What to produce: Scan the data below for the string "this". Show every line where it turns up.

Entries:
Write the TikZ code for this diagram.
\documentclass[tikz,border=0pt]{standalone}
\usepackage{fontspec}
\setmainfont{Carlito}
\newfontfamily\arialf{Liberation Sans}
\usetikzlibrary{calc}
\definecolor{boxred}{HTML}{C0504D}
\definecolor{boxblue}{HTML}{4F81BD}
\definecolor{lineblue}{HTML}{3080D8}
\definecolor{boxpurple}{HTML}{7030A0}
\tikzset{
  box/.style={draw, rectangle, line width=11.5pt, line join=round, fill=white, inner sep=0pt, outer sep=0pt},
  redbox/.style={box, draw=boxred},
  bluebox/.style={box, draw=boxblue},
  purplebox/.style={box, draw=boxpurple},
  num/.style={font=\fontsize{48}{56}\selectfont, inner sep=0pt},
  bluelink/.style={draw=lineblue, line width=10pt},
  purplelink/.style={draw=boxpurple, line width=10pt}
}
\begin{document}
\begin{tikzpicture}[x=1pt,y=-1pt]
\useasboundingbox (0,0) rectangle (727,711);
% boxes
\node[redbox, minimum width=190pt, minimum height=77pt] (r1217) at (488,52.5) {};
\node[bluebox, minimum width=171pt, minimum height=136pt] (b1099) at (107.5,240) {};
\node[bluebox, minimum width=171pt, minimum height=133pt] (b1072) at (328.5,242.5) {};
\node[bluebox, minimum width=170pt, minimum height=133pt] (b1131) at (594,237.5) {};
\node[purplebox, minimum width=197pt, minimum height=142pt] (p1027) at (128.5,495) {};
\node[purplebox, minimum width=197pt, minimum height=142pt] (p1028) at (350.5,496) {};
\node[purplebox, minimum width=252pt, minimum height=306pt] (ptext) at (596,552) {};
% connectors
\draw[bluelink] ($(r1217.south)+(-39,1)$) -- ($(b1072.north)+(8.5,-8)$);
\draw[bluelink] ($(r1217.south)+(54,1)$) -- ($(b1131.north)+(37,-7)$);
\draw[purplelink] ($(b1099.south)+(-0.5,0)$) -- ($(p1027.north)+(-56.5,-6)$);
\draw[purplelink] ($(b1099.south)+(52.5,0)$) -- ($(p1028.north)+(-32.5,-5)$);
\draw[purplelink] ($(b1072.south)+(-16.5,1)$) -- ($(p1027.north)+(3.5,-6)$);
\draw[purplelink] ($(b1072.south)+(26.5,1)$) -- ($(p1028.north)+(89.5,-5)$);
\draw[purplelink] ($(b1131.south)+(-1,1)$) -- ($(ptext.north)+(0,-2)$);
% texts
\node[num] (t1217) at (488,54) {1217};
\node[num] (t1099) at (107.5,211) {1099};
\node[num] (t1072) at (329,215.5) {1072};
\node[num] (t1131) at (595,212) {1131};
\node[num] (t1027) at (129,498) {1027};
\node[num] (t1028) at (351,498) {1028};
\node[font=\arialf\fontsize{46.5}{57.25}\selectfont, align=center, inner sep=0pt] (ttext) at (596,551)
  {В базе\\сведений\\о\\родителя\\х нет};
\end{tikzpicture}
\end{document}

---

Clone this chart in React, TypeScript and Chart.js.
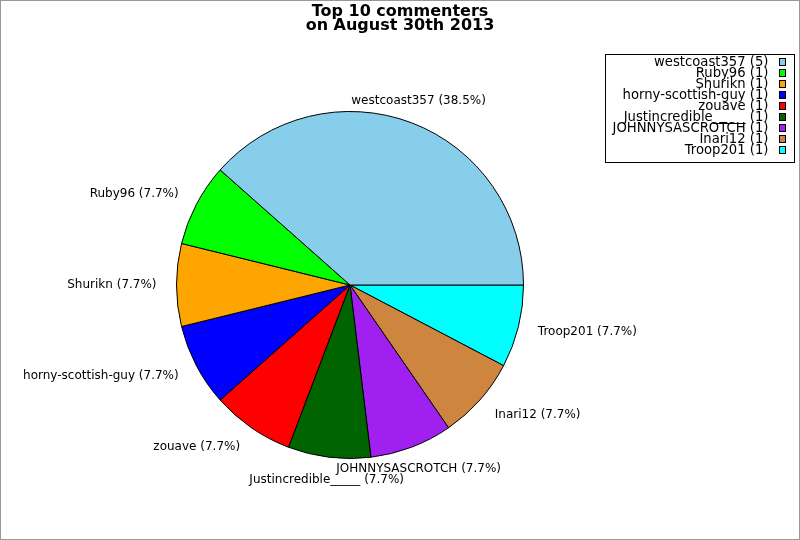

Final answer:
Write the TikZ code for this diagram.
Clone this chart in React, TypeScript and Chart.js.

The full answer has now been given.